If you want to play newly-released games, it makes far more sense.to.keep GPU drivers updated to the latest due to fixes and optimizations for those games than to stick with "if not broken, don't fix it" rule.
All that was so off-topic I guess?
Not off-topic at all! And, of course, it all comes down to personal decisions in the end. What is true, though, is the modern habit of staying current to-the-minute with programs, drivers, and OS updates is responsible for a
vast number of issues. (It's unfortunate that so many OS updates, especially, are nothing more than intrusive "security" features that will only benefit a tiny percentage of users, but will negatively impact performance and/or ease-of-use for all users. Other updates may intentionally limit user functionality for...questionable purposes. Add to this the human error inherent in all code, and many companies with "corporate incentives" to release "one update every week/month/season!" for example, and it's easy to see how constantly updating is basically rolling dice.)
For testing, go nuts! Especially with modding (which often hooks or overrides vanilla game functions), those
added features and processes may benefit from more current drivers than the older versions the vanilla game was optimized for. That is a valid consideration!
Across the board, however, it always works as follows: A program is originally written for driver version A. Over time, that program is updated to work with driver version B, C, D, and E -- but it works BEST with C. And it always will. If version C is installed, and I'm not having any issues with other programs, there is 0% reason to change the operating environment unless I encounter an issue. It risks introducing issues where there were none for (normally) insignificant gains. The
power-user approach (squeezing every last ounce of performance out of my system) is the polar opposite of the
optimization approach. If I'm optimizing, I'm trying to get 100% functionality with the
minimum percentage of resources possible. (So, if I can get a solid 60 FPS with my GPU running at only 30% -- that's
amazing.) Conversely, power-usage means that I'm going to drive my system to its limits to achieve 168% functionality while all reactors are firing at 115%. Yup, performance may be blazing, but it's next to impossible to maintain stability. (Plus, how long can I reasonably expect the hardware will hold out under that constant strain?) Any changes to the operating environment to squeeze more power out of a system is generally a direct path to introducing issues, not solving them.

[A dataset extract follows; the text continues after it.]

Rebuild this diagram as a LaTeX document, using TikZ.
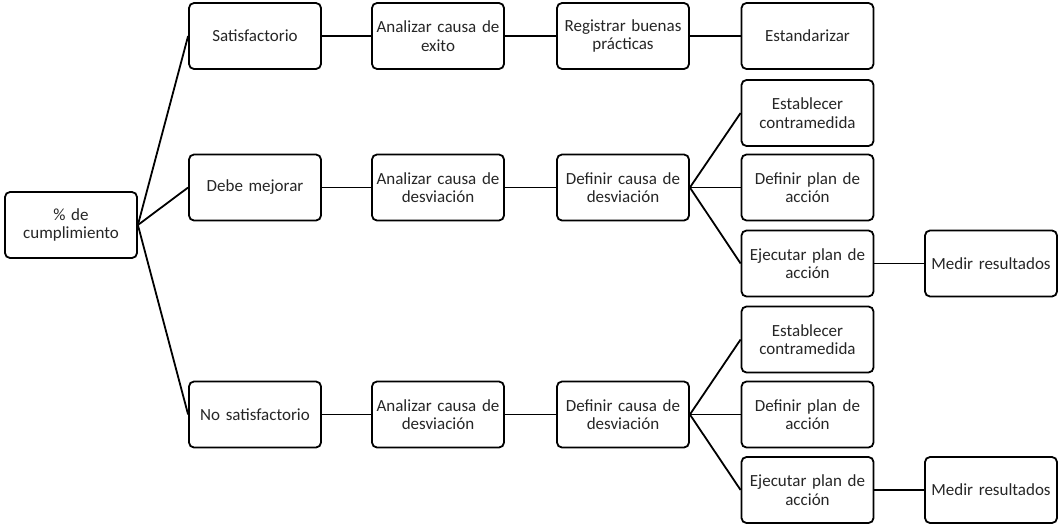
\documentclass[tikz,border=0pt]{standalone}
\usepackage{fontspec}
\setmainfont{Carlito}
\begin{document}
\begin{tikzpicture}[x=1pt,y=-1pt,
  box/.style={draw=black, line width=1.8pt, rounded corners=5pt, fill=white,
    minimum width=132pt, minimum height=66pt, inner sep=2pt,
    text width=128pt, align=center, text=black!85,
    font=\fontsize{17pt}{18.5pt}\selectfont},
  link/.style={line width=1.8pt, draw=black}]
\useasboundingbox (0,0) rectangle (1058,525);
% root
\node[box] (root) at (71,225) {\% de\\cumplimiento};
% first level
\node[box] (sat) at (255,36) {Satisfactorio};
\node[box] (dm) at (255,187.5) {Debe mejorar};
\node[box] (ns) at (255,414.5) {No satisfactorio};
% satisfactory branch
\node[box] (s1) at (438,36) {Analizar causa de\\exito};
\node[box] (s2) at (623,36) {Registrar buenas\\prácticas};
\node[box] (s3) at (807.5,36) {Estandarizar};
% improvement branch
\node[box] (d1) at (438,187.5) {Analizar causa de\\desviación};
\node[box] (d2) at (623,187.5) {Definir causa de\\desviación};
\node[box] (d3) at (807.5,113) {Establecer\\contramedida};
\node[box] (d4) at (807.5,187.5) {Definir plan de\\acción};
\node[box] (d5) at (807.5,263.5) {Ejecutar plan de\\acción};
\node[box] (d6) at (991,263.5) {Medir resultados};
% unsatisfactory branch
\node[box] (n1) at (438,414.5) {Analizar causa de\\desviación};
\node[box] (n2) at (623,414.5) {Definir causa de\\desviación};
\node[box] (n3) at (807.5,339.5) {Establecer\\contramedida};
\node[box] (n4) at (807.5,414.5) {Definir plan de\\acción};
\node[box] (n5) at (807.5,490) {Ejecutar plan de\\acción};
\node[box] (n6) at (991,490) {Medir resultados};
% connectors
\draw[link] (root.east) -- (sat.west);
\draw[link] (root.east) -- (dm.west);
\draw[link] (root.east) -- (ns.west);
\draw[link] (sat) -- (s1);
\draw[link] (s1) -- (s2);
\draw[link] (s2) -- (s3);
\draw[link] (dm) -- (d1);
\draw[link] (d1) -- (d2);
\draw[link] (d2.east) -- (d3.west);
\draw[link] (d2.east) -- (d4.west);
\draw[link] (d2.east) -- (d5.west);
\draw[link] (d5) -- (d6);
\draw[link] (ns) -- (n1);
\draw[link] (n1) -- (n2);
\draw[link] (n2.east) -- (n3.west);
\draw[link] (n2.east) -- (n4.west);
\draw[link] (n2.east) -- (n5.west);
\draw[link] (n5) -- (n6);
\end{tikzpicture}
\end{document}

But there are times when there
is a reason. It's extremely rare for a driver update to increase a games' performance by 20%...but such situations have occurred. (I remember an Nvidia patch coming out when Supreme Commander [...or maybe it was Ground Control...some fancy, 3D RTS...] was first released that literally
doubled performance during large battles.) It does happen. Although, it's very, very rare. If a driver update creates such drastic disparity in performance (especially if it affects more than a single title), that's normally indicative of a problem with the prior driver installation, not that the new drivers are that much better.
In the end, my point here (
why this is very much on-topic), is that by changing a driver version to forcibly enable something that the developers have
intentionally disabled, it directly introduces an operating environment that was known to be specifically problematic. This can also happen
unintentionally through an unnecessary update: if flags within the driver happen to change in the new version, it may allow players to activate features that prior driver versions shielded them from with particular titles. The "newest and best" thing may introduce an old problem...one that was
already solved by prior versions.
Overall, it's a relatively inefficient way of trying to test, problem-solve, or create a foundation for introducing something new in an older title. I know this might seem like a complicated and round-about way of explaining the point, but I'm not sure there's a way of making sense of it, otherwise. (And of course, I'm just sharing info -- not trying to dissuade you from fiddling with the PhysX thing.